O purchased and marked the sea lion, so her initial possession is not in question. F captured the sea lion and put it into a tank, so if O lost possession, he certainly owns it. Pierson. Manning. Thus, probably the only disputed question will be whether O lost possession when it escaped.

(ii) Introductory sentences like, “There are ten issues courts find relevant when looking at escaped animals.” don’t add much. Just go through the issues.

b. Maximizing the Number of Points You Make:

(i) Citations: Although citations to authority are not necessary, you can pick up more points relatively quickly by providing citations to cases, statutes, or other authority for rules or principles to which you refer. Only use one name to describe cases (Mullett is fine; Mullett v. Bradley unnecessary).

(ii) Abbreviations: Use abbreviations for parties (e.g., Olivia=O; Fernando=F) and elsewhere if you can do it comfortably. (e.g., sea lion =SL; because = b/c).
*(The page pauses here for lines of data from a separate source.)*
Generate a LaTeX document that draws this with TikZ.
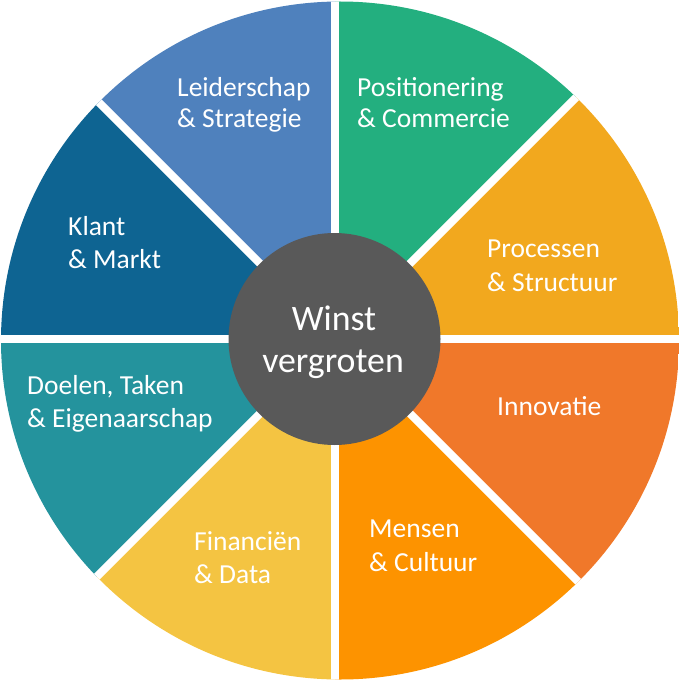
\documentclass[tikz,border=0pt]{standalone}
\usepackage{fontspec}
\setmainfont{Carlito}
\usetikzlibrary{calc}
\definecolor{cLead}{RGB}{79,129,189}
\definecolor{cPos}{RGB}{35,175,127}
\definecolor{cProc}{RGB}{242,168,30}
\definecolor{cInno}{RGB}{240,120,42}
\definecolor{cMens}{RGB}{253,147,0}
\definecolor{cFin}{RGB}{244,196,66}
\definecolor{cDoel}{RGB}{36,147,157}
\definecolor{cKlant}{RGB}{14,100,146}
\definecolor{cCore}{RGB}{89,89,89}
\begin{document}
\begin{tikzpicture}[x=1pt,y=-1pt,
  lbl/.style={text=white, font=\fontsize{27.5}{33}\selectfont, anchor=base west, inner sep=0pt},
  corelbl/.style={text=white, font=\fontsize{35.8}{42}\selectfont, anchor=base, inner sep=0pt},
  gapline/.style={white, line width=8pt},
  wedge/.style={fill=#1}]
\useasboundingbox (0,0) rectangle (678,682);
\coordinate (O) at (335,338.5);
\coordinate (P) at (340,340.5);
\begin{scope}
  \clip (P) circle[radius=339];
  \fill[wedge=cProc]  (O) -- +(-45:700)  -- +(-22.5:760)  -- +(0:700)    -- cycle;
  \fill[wedge=cPos]   (O) -- +(-90:700)  -- +(-67.5:760)  -- +(-45:700)  -- cycle;
  \fill[wedge=cLead]  (O) -- +(-135:700) -- +(-112.5:760) -- +(-90:700)  -- cycle;
  \fill[wedge=cKlant] (O) -- +(-180:700) -- +(-157.5:760) -- +(-135:700) -- cycle;
  \fill[wedge=cDoel]  (O) -- +(135:700)  -- +(157.5:760)  -- +(180:700)  -- cycle;
  \fill[wedge=cFin]   (O) -- +(90:700)   -- +(112.5:760)  -- +(135:700)  -- cycle;
  \fill[wedge=cMens]  (O) -- +(45:700)   -- +(67.5:760)   -- +(90:700)   -- cycle;
  \fill[wedge=cInno]  (O) -- +(0:700)    -- +(22.5:760)   -- +(45:700)   -- cycle;
  \foreach \a in {0,45,90,135}{
    \coordinate (g1) at ($(O)+(\a:400)$);
    \coordinate (g2) at ($(O)+(\a+180:400)$);
    \draw[gapline] (g1) -- (g2);
  }
\end{scope}
\node[circle, fill=cCore, minimum size=212pt, inner sep=0pt] (core) at (334.5,339) {};
\node[corelbl] (core1) at (334,330) {Winst};
\node[corelbl] (core2) at (333,372) {vergroten};
\node[lbl] (lead1) at (177,97) {Leiderschap};
\node[lbl] (lead2) at (177,128) {\& Strategie};
\node[lbl] (pos1) at (357,97) {Positionering};
\node[lbl] (pos2) at (357,128) {\& Commercie};
\node[lbl] (proc1) at (487,257) {Processen};
\node[lbl] (proc2) at (487,291) {\& Structuur};
\node[lbl] (inno1) at (497,415) {Innovatie};
\node[lbl] (mens1) at (369,537) {Mensen};
\node[lbl] (mens2) at (369,571) {\& Cultuur};
\node[lbl] (fin1) at (194,550) {Financiën};
\node[lbl] (fin2) at (194,583) {\& Data};
\node[lbl] (doel1) at (27,394) {Doelen, Taken};
\node[lbl] (doel2) at (27,427) {\& Eigenaarschap};
\node[lbl] (klant1) at (68,235) {Klant};
\node[lbl] (klant2) at (68,268) {\& Markt};
\end{tikzpicture}
\end{document}
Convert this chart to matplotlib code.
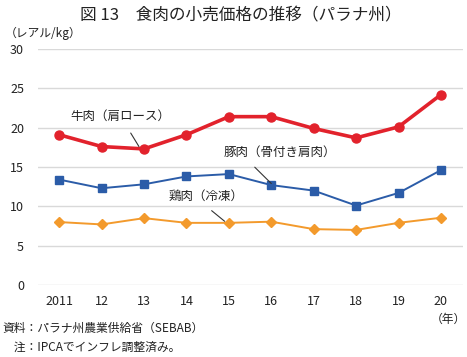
import matplotlib
matplotlib.use('Agg')
import matplotlib.pyplot as plt

plt.rcParams['font.family'] = ['Noto Sans CJK JP', 'DejaVu Sans']

years = ['2011', '12', '13', '14', '15', '16', '17', '18', '19', '20']
beef = [19.1, 17.6, 17.3, 19.1, 21.4, 21.4, 19.9, 18.7, 20.1, 24.2]
pork = [13.4, 12.3, 12.8, 13.8, 14.1, 12.7, 12.0, 10.1, 11.7, 14.6]
chicken = [8.0, 7.7, 8.5, 7.9, 7.9, 8.05, 7.1, 7.0, 7.9, 8.55]
yticks = [0, 5, 10, 15, 20, 25, 30]

fig = plt.figure(figsize=(4.67, 3.57), dpi=100)
ax = fig.add_axes([38/467, 72/357, 425/467, 236/357])

x = list(range(len(years)))
ax.plot(x, beef, color='#e2222c', lw=2.6, marker='o', ms=6.5, zorder=3)
ax.plot(x, pork, color='#2b5ca8', lw=1.4, marker='s', ms=6, zorder=3)
ax.plot(x, chicken, color='#f39a2c', lw=1.4, marker='D', ms=5, zorder=3)

ax.set_xlim(-0.5, 9.52)
ax.set_ylim(0, 30)
ax.set_yticks(yticks)
ax.set_xticks(x)
ax.set_xticklabels(years)
ax.grid(axis='y', color='#d9d9d9', lw=1)
ax.set_axisbelow(True)
for s in ax.spines.values():
    s.set_visible(False)
ax.tick_params(length=0, labelsize=9, colors='#222222')
ax.tick_params(axis='x', pad=7)
ax.tick_params(axis='y', pad=10)

# ラベルと引き出し線
ax.annotate('牛肉（肩ロース）', xy=(1.88, 17.6), xytext=(1.45, 21.4),
            fontsize=9, ha='center', va='center', color='#222222',
            arrowprops=dict(arrowstyle='-', color='#333333', lw=0.8, shrinkA=6, shrinkB=0))
ax.annotate('豚肉（骨付き肩肉）', xy=(5.0, 12.9), xytext=(5.2, 16.9),
            fontsize=9, ha='center', va='center', color='#222222',
            arrowprops=dict(arrowstyle='-', color='#333333', lw=0.8, shrinkA=6, shrinkB=0,
                            relpos=(0.2, 0.0)))
ax.annotate('鶏肉（冷凍）', xy=(3.9, 8.1), xytext=(3.45, 11.3),
            fontsize=9, ha='center', va='center', color='#222222',
            arrowprops=dict(arrowstyle='-', color='#333333', lw=0.8, shrinkA=6, shrinkB=0,
                            relpos=(0.45, 0.0)))

fig.text(0.515, 0.955, '図 13　食肉の小売価格の推移（パラナ州）', fontsize=12,
         ha='center', va='center', color='#222222')
fig.text(0.01, 0.905, '（レアル/kg）', fontsize=8.5, ha='left', va='center', color='#222222')
fig.text(0.997, 0.106, '（年）', fontsize=8.5, ha='right', va='center', color='#222222')
fig.text(0.005, 0.081, '資料：パラナ州農業供給省（SEBAB）', fontsize=8.5, ha='left', va='center', color='#222222')
fig.text(0.005, 0.028, '　注：IPCAでインフレ調整済み。', fontsize=8.5, ha='left', va='center', color='#222222')

fig.savefig('out.png', dpi=100)
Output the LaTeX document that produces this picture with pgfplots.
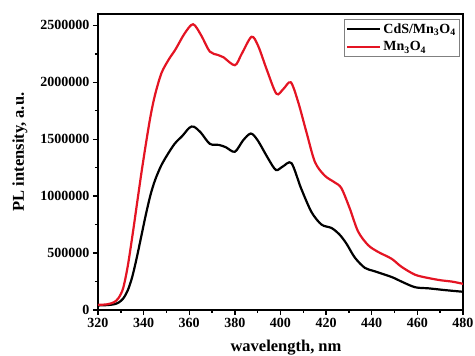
\documentclass[border=0pt]{standalone}
\usepackage{pgfplots}
\pgfplotsset{compat=1.18}
\usepackage{fontspec}
\setmainfont{Liberation Serif}
\definecolor{myred}{RGB}{228,20,35}
\begin{document}
\begin{tikzpicture}[x=1pt,y=1pt]
\useasboundingbox (-98,-46) rectangle (377,310);
\begin{axis}[at={(0,0)}, anchor=south west, scale only axis,
  width=365pt, height=296pt,
  xmin=320, xmax=480, ymin=0, ymax=2600000,
  xtick={320,340,...,480}, ytick={0,500000,...,2500000},
  minor x tick num=1, minor y tick num=1,
  scaled y ticks=false,
  yticklabel style={/pgf/number format/fixed,/pgf/number format/1000 sep={}},
  /pgf/number format/assume math mode=true,
  tick align=outside, tick pos=left,
  major tick length=5pt, minor tick length=3pt,
  every tick/.style={line width=1.4pt, black},
  axis line style={line width=1.6pt},
  tick label style={font=\bfseries\fontsize{14}{14}\selectfont},
  xlabel={wavelength, nm}, ylabel={PL intensity, a.u.},
  label style={font=\bfseries\fontsize{16.5}{16.5}\selectfont},
  xlabel style={at={(axis description cs:0.515,-0.128)}, anchor=center},
  ylabel style={at={(axis description cs:-0.214,0.534)}, anchor=center},
  legend style={at={(0.992,0.983)}, anchor=north east, draw=gray, line width=0.8pt,
    font=\bfseries\fontsize{14}{14}\selectfont, inner sep=2pt, row sep=3pt},
  legend cell align=left,
  legend image code/.code={\draw[#1, line width=2.2pt] (0pt,0pt) -- (33pt,0pt);},
]
\addplot[black, line width=2.2pt, smooth] coordinates {
(320,40000) (324,43000) (327,50000) (329,65000) (331,100000) (333,170000) (335,290000)
(337,460000) (339,650000) (341,840000) (343,1010000) (345,1140000) (347.5,1260000) (350,1350000)
(353.6,1460000) (357,1530000) (360,1600000) (362,1610000) (365,1560000) (369,1460000) (373,1450000) (376,1430000)
(380,1390000) (383.6,1490000) (387,1550000) (390,1490000) (394.6,1330000) (398,1230000)
(401,1260000) (404.8,1290000) (409,1070000) (413.6,860000) (418,750000) (422.4,720000)
(426,660000) (429,580000) (432.6,460000) (437,370000) (441.3,340000) (448.7,290000)
(453,250000) (459,200000) (465,190000) (472,175000) (480,160000)
};
\addlegendentry{CdS/Mn\textsubscript{3}O\textsubscript{4}}
\addplot[myred, line width=2.2pt, smooth] coordinates {
(320,45000) (324,50000) (327,68000) (329,105000) (331,190000) (333,380000)
(335,640000) (337,920000) (339,1200000) (341,1460000) (343,1700000) (345,1890000)
(347.8,2080000) (351,2200000) (354,2290000) (358,2430000) (361.7,2510000) (365.3,2410000) (369,2270000)
(372.6,2240000) (375,2220000) (380,2150000) (383,2250000) (387.3,2400000)
(390.2,2320000) (394,2110000) (398.2,1900000) (401.2,1940000) (404.5,2000000)
(407.7,1830000) (411.4,1560000) (415.1,1300000) (419.4,1180000) (423.8,1120000)
(426.7,1070000) (430.4,890000) (434,690000) (438.4,570000) (442.8,510000)
(448.7,450000) (453,380000) (459,310000) (465,280000) (470.6,260000)
(475,250000) (480,230000)
};
\addlegendentry{Mn\textsubscript{3}O\textsubscript{4}}
\end{axis}
\end{tikzpicture}
\end{document}
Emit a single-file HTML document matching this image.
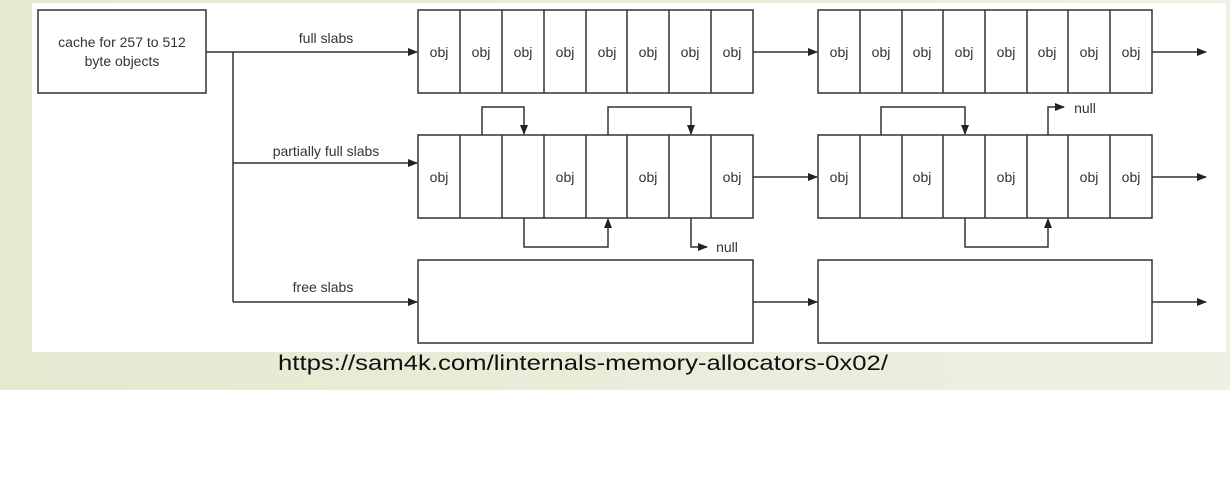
<!DOCTYPE html>
<html><head><style>
body{margin:0;width:1230px;height:478px;background:#fff;overflow:hidden;font-family:"Liberation Sans",sans-serif}
</style></head><body>
<svg width="1230" height="478" xmlns="http://www.w3.org/2000/svg" font-family="Liberation Sans, sans-serif">
<defs>
<linearGradient id="bg" x1="0" x2="1" y1="0" y2="0"><stop offset="0" stop-color="#e3ead0"/><stop offset="1" stop-color="#eef0e2"/></linearGradient>
<marker id="a" markerWidth="10" markerHeight="10" refX="9" refY="5" orient="auto" markerUnits="userSpaceOnUse"><path d="M0,1 L10,5 L0,9 Z" fill="#222"/></marker>
</defs>
<rect x="0" y="0" width="1230" height="390" fill="url(#bg)"/>
<rect x="32" y="3" width="1194" height="349" fill="#fff"/>
<g stroke="#333" stroke-width="1.5" fill="none">
<rect x="38" y="10" width="168" height="83"/>
<line x1="206" y1="52" x2="417" y2="52" marker-end="url(#a)"/>
<line x1="233" y1="52" x2="233" y2="302"/>
<line x1="233" y1="163" x2="417" y2="163" marker-end="url(#a)"/>
<line x1="233" y1="302" x2="417" y2="302" marker-end="url(#a)"/>
<rect x="418" y="10" width="335" height="83"/>
<rect x="818" y="10" width="334" height="83"/>
<rect x="418" y="135" width="335" height="83"/>
<rect x="818" y="135" width="334" height="83"/>
<rect x="418" y="260" width="335" height="83"/>
<rect x="818" y="260" width="334" height="83"/>
<line x1="753" y1="52" x2="817" y2="52" marker-end="url(#a)"/>
<line x1="1152" y1="52" x2="1206" y2="52" marker-end="url(#a)"/>
<line x1="753" y1="177" x2="817" y2="177" marker-end="url(#a)"/>
<line x1="1152" y1="177" x2="1206" y2="177" marker-end="url(#a)"/>
<line x1="753" y1="302" x2="817" y2="302" marker-end="url(#a)"/>
<line x1="1152" y1="302" x2="1206" y2="302" marker-end="url(#a)"/>
<path d="M482,135 V107 H524 V134" marker-end="url(#a)"/>
<path d="M608,135 V107 H691 V134" marker-end="url(#a)"/>
<path d="M524,218 V247 H608 V219" marker-end="url(#a)"/>
<path d="M691,218 V247 H707" marker-end="url(#a)"/>
<path d="M881,135 V107 H965 V134" marker-end="url(#a)"/>
<path d="M1048,135 V107 H1064" marker-end="url(#a)"/>
<path d="M965,218 V247 H1048 V219" marker-end="url(#a)"/>
</g>
<g stroke="#333" stroke-width="1.5">
<line x1="460" y1="10" x2="460" y2="93"/><line x1="502" y1="10" x2="502" y2="93"/><line x1="544" y1="10" x2="544" y2="93"/><line x1="586" y1="10" x2="586" y2="93"/><line x1="627" y1="10" x2="627" y2="93"/><line x1="669" y1="10" x2="669" y2="93"/><line x1="711" y1="10" x2="711" y2="93"/>
<line x1="860" y1="10" x2="860" y2="93"/><line x1="902" y1="10" x2="902" y2="93"/><line x1="943" y1="10" x2="943" y2="93"/><line x1="985" y1="10" x2="985" y2="93"/><line x1="1027" y1="10" x2="1027" y2="93"/><line x1="1068" y1="10" x2="1068" y2="93"/><line x1="1110" y1="10" x2="1110" y2="93"/>
<line x1="460" y1="135" x2="460" y2="218"/><line x1="502" y1="135" x2="502" y2="218"/><line x1="544" y1="135" x2="544" y2="218"/><line x1="586" y1="135" x2="586" y2="218"/><line x1="627" y1="135" x2="627" y2="218"/><line x1="669" y1="135" x2="669" y2="218"/><line x1="711" y1="135" x2="711" y2="218"/>
<line x1="860" y1="135" x2="860" y2="218"/><line x1="902" y1="135" x2="902" y2="218"/><line x1="943" y1="135" x2="943" y2="218"/><line x1="985" y1="135" x2="985" y2="218"/><line x1="1027" y1="135" x2="1027" y2="218"/><line x1="1068" y1="135" x2="1068" y2="218"/><line x1="1110" y1="135" x2="1110" y2="218"/>
</g>
<g font-size="14" fill="#333" text-anchor="middle">
<text x="122" y="47">cache for 257 to 512</text>
<text x="122" y="66">byte objects</text>
<text x="326" y="43">full slabs</text>
<text x="326" y="156">partially full slabs</text>
<text x="323" y="292">free slabs</text>
<text x="439" y="57">obj</text><text x="481" y="57">obj</text><text x="523" y="57">obj</text><text x="565" y="57">obj</text><text x="607" y="57">obj</text><text x="648" y="57">obj</text><text x="690" y="57">obj</text><text x="732" y="57">obj</text>
<text x="839" y="57">obj</text><text x="881" y="57">obj</text><text x="922" y="57">obj</text><text x="964" y="57">obj</text><text x="1006" y="57">obj</text><text x="1047" y="57">obj</text><text x="1089" y="57">obj</text><text x="1131" y="57">obj</text>
<text x="439" y="182">obj</text><text x="565" y="182">obj</text><text x="648" y="182">obj</text><text x="732" y="182">obj</text>
<text x="839" y="182">obj</text><text x="922" y="182">obj</text><text x="1006" y="182">obj</text><text x="1089" y="182">obj</text><text x="1131" y="182">obj</text>
<text x="727" y="252">null</text>
<text x="1085" y="113">null</text>
</g>
<text x="278" y="370" font-size="21" fill="#111" textLength="610" lengthAdjust="spacingAndGlyphs">https://sam4k.com/linternals-memory-allocators-0x02/</text>
</svg>
</body></html>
You need not provide a key for the reader if you are using abbreviations for party names unless there is more than one person in the problem whose name begins with the same letter. You should introduce other abbreviations in the text or in the margins.

(iii) Avoid unnecessary words. Sentences like, “There are seven factors that courts use to determine whether an escaped animal belongs to the finder,” add very little to your analysis. Just jump in to the factors. Phrases like “It has been determined that” or “the facts show that” generally add little. Try to develop lean writing style for exams. Use less than perfect sentences. Telegraph style—dropping words unnecessary to convey the sense of the sentence—is fine so long as your meaning remains clear: “O argues no nat’l liberty b/c lion in lake, not ocean (salt water normal for lions) and unlikely to provide for self long run if lake too small or freezes.”

(iv) Headings: Similarly, sentences like “The first issue to be discussed is markings.” can be replaced by the heading “Markings” Certainly, if you’ve already used the heading, no need to repeat the point. Instead, begin the analysis under the heading by explaining the legal significance of markings, or whatever your heading is. Make your headings short. A heading that asks “Did the sea lion regain its Natural Liberty?” has not saved you any time.

c. Focus on the Most Disputed Points: Because there is too much for you to discuss in the time allotted, you have to make choices about what issues to focus on. Choose the ones that lawyers will be fighting about. While you receive some credit for noting points that are fairly easy to decide, your job really is to anticipate where the hard parts are—where the cases don’t give you a clear answer—and make arguments about those issues. Here, for example, the question of whether O has possession is really not a major issue in this question, and does not merit the discussion many of you gave it. O purchased the sea lion. F is not going to be able to claim she never had it at all when it was paid for, marked, and in her possession for several days. Really all this issue merits is a brief introduction noting that O had possession and the hard issue is whether she lost it when the sea lion escaped.